I constantly work with poorly shot video, huge jerkiness, excessive zooming. Every jerk ---if you slow it down---will show out of focus rames. I have to advance one frame at a time to find one in focus, take a snapshot, put it back in the sequence, then slow pan it to make it look like motion. Every few frames and it makes the clip viewable, but the pros will still throw up when they see it. If it wasn't for the still photo snapshot, resampling, slow motion, Mike Crash filters, and a galazy of "Condiment Filters", I would have some awfull looking clips. Out of a one hour clip there might be 2 or 3 minutes of viewable video. Can't tell you how many zooms I cut out. This latest one was zoomed in and out about every 10 seconds. The entire clip was pan-zoom pan zoom pan zoom pan zoom pan zoom pan zoom pan pan zoom zoom zoom pan. I have to add a lot of stills to let peoples eyeballs re-settle into their sockets.
JJK
One thing I'm really starting to learn is despite all the magic we can do in post nothing beats shooting it and recording it right in the first place. When I started out (again) in this business I think I was pretty arrogant, loved to show off just what I could do to fix things shot and recorded badly.

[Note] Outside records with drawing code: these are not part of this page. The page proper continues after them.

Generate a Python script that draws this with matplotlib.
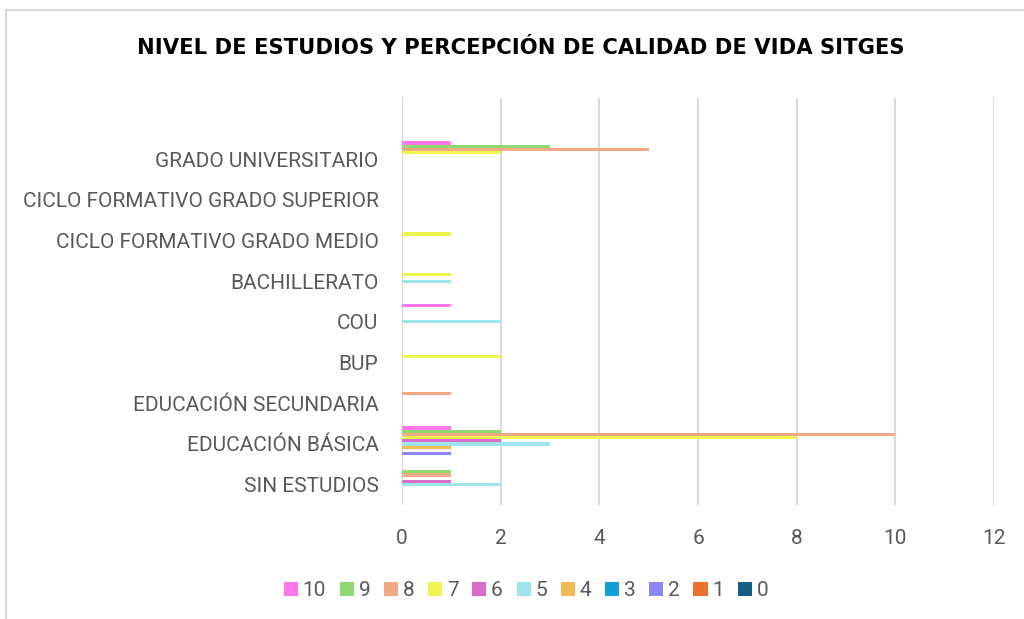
import matplotlib
matplotlib.use("Agg")
import matplotlib.pyplot as plt
from matplotlib.patches import Rectangle
import numpy as np

categories = ["SIN ESTUDIOS", "EDUCACIÓN BÁSICA", "EDUCACIÓN SECUNDARIA", "BUP", "COU",
              "BACHILLERATO", "CICLO FORMATIVO GRADO MEDIO",
              "CICLO FORMATIVO GRADO SUPERIOR", "GRADO UNIVERSITARIO"]
series_names = ["0", "1", "2", "3", "4", "5", "6", "7", "8", "9", "10"]
s0 = [0, 0, 0, 0, 0, 0, 0, 0, 0]
s1 = [0, 0, 0, 0, 0, 0, 0, 0, 0]
s2 = [0, 1, 0, 0, 0, 0, 0, 0, 0]
s3 = [0, 0, 0, 0, 0, 0, 0, 0, 0]
s4 = [0, 1, 0, 0, 0, 0, 0, 0, 0]
s5 = [2, 3, 0, 0, 2, 1, 0, 0, 0]
s6 = [1, 2, 0, 0, 0, 0, 0, 0, 0]
s7 = [0, 8, 0, 2, 0, 1, 1, 0, 2]
s8 = [1, 10, 1, 0, 0, 0, 0, 0, 5]
s9 = [1, 2, 0, 0, 0, 0, 0, 0, 3]
s10 = [0, 1, 0, 0, 1, 0, 0, 0, 1]
series_values = [s0, s1, s2, s3, s4, s5, s6, s7, s8, s9, s10]
colors = ["#155F82", "#EB7131", "#8B85F8", "#109FD8", "#F2BA55", "#9DE5EA",
          "#D86EC9", "#EEF550", "#F4A985", "#8FD873", "#FF77E8"]
title = "NIVEL DE ESTUDIOS Y PERCEPCIÓN DE CALIDAD DE VIDA SITGES"

W, H = 1024, 619
fig = plt.figure(figsize=(W / 100, H / 100), dpi=100)
ax = fig.add_axes([402 / W, 1 - 505 / H, (994 - 402) / W, (505 - 98) / H])

n = len(series_values)
h = 0.0786
y = np.arange(len(categories))
for i, (vals, c, name) in enumerate(zip(series_values, colors, series_names)):
    ax.barh(y + (i - (n - 1) / 2) * h, vals, height=h, color=c, label=name,
            linewidth=0, zorder=3)

ax.set_xlim(0, 12)
ax.set_ylim(-0.5, 9.5)
ax.set_xticks(np.arange(0, 13, 2))
ax.set_yticks(y)
ax.set_yticklabels(categories)
ax.grid(axis="x", color="#d9d9d9", linewidth=1.5, zorder=0)
for sp in ax.spines.values():
    sp.set_visible(False)
ax.tick_params(axis="both", length=0, colors="#595959", labelsize=15)
ax.tick_params(axis="y", pad=17)
ax.tick_params(axis="x", pad=17)
for lbl in ax.get_yticklabels() + ax.get_xticklabels():
    lbl.set_family(["Roboto", "DejaVu Sans"])
    lbl.set_color("#595959")

fig.text(521 / W, 1 - 48 / H, title, ha="center", va="center", fontsize=15.2,
         fontweight="bold", family=["DejaVu Sans"], color="#000000")

handles, labels = ax.get_legend_handles_labels()
leg = fig.legend(handles[::-1], labels[::-1], loc="center", bbox_to_anchor=(526 / W, 1 - 591 / H),
                 ncol=11, frameon=False, handlelength=0.68, handleheight=0.68,
                 columnspacing=0.66, handletextpad=0.22, borderpad=0, borderaxespad=0,
                 prop={"family": ["Roboto", "DejaVu Sans"], "size": 15})
for t in leg.get_texts():
    t.set_color("#595959")

fig.patches.append(Rectangle((6 / W, -0.1), 1.2, 1 - 10 / H + 0.1, transform=fig.transFigure,
                             fill=False, edgecolor="#d9d9d9", linewidth=1.5))
fig.savefig("out.png", dpi=100, facecolor="white")
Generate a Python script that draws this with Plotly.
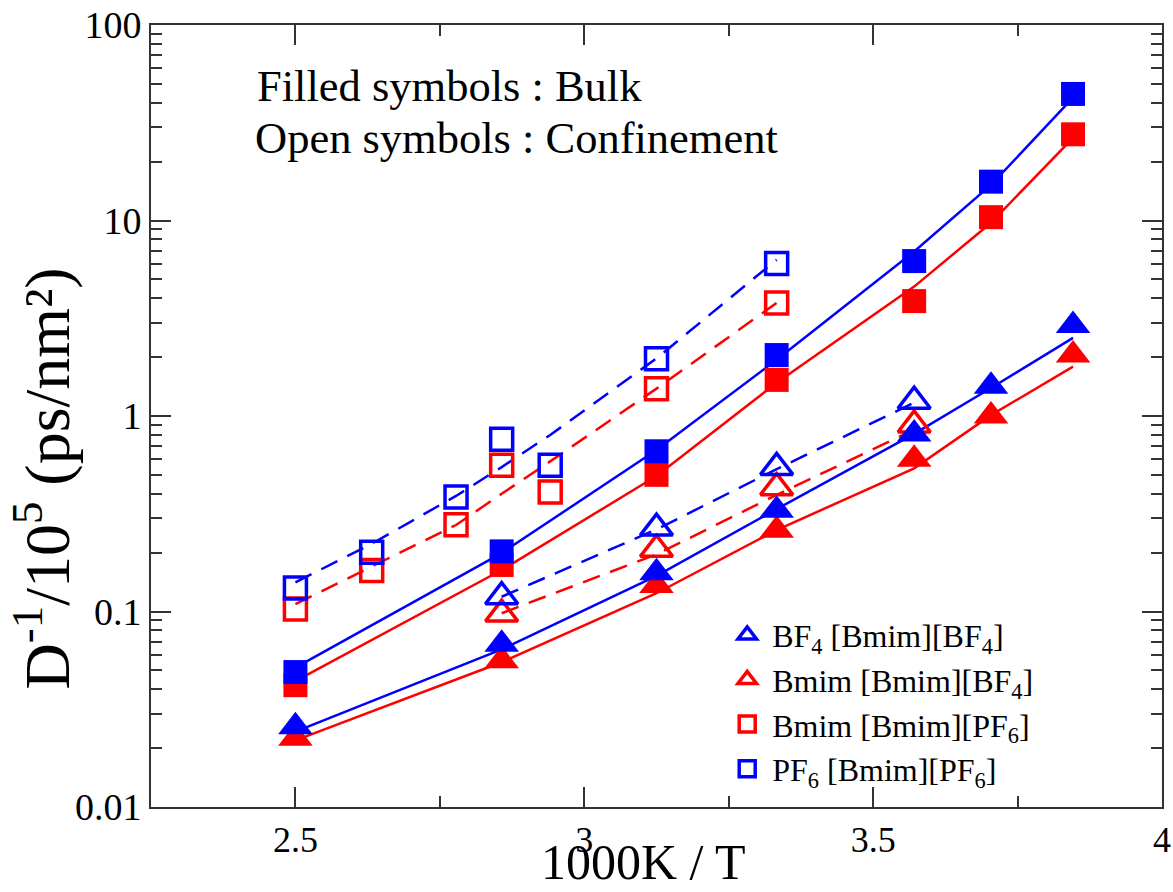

Now the buzz of doing that is long gone, now it's just 'groan, here we go again' although at least now there is the tinkle of the cash register to keep me interested.
If any of the camera manufacturers were to build a consummer camera that had a three lens turrent instead of a zoom and weighed at least 20Kg I think the average quality of video would improve dramatically. Oh and lets bump the cost of tape up 10 times.
Specially your, "One thing I'm really starting to learn is despite all the magic we can do in post nothing beats shooting it and recording it right in the first place. "
. .and yer know what, all ALL this "bad" camera work is often/mostly the result of a paucity of ideas and NOT realising just exactly WHAT to video and just how much "stuff" is already available.
* Unless it is to create a very special "effect" - revealing "another" frame; bringing in another character; placing a building as part of a larger vista ( lodsa option here!) Zoom is for Framing - ONLY!
* MOSTLY . . A Movie Camera is a camera that doesn't move BUT takes/captures MOVEMENT.
* Movement is your friend - treat it with respect and it will give you everything - EVERYTHING!
* THINK about what is in front of the lens and imagine what COULD happen next within the finished edit.
* SHOOT for the edit.
* Depending on what type of video being created, SHOOT for the edit. I do many many 5 > 10 second shots. Longer shots need to be for a reason. As a result I need to keep my brain active and keep WORKING - working up ideas and making adjustment by re-framing, walking the plot, watching reactions and "spying" any potential other shots.
* Visit an art gallery, art websites & libraries and sketch YES draw ideas and shapes and use colours and understand colour theory and PLAY with visuals BEFORE getting to the camera. Look at the lighting by the old masters - Rembrandt, Caravaggio, Vermeer's "Young Woman with a Water Pitcher". AND, for really massive FX work, try out some of Cezanne's work with a dash of Picasso, a side salad of Van Gogh and a sprinkling of Dali! DALI!!
I'm sitting here now editing some footage I took when I was new to video and I'm cursing myself - "Michael you jerk, keep that camera in front of the movement. No, no more sky. Oh my Gosh .... why did you cut just then? Let that car get out of the frame - Oh no! Turn that auto exposure off I can't key-frame twenty sections in this clip. You sod!"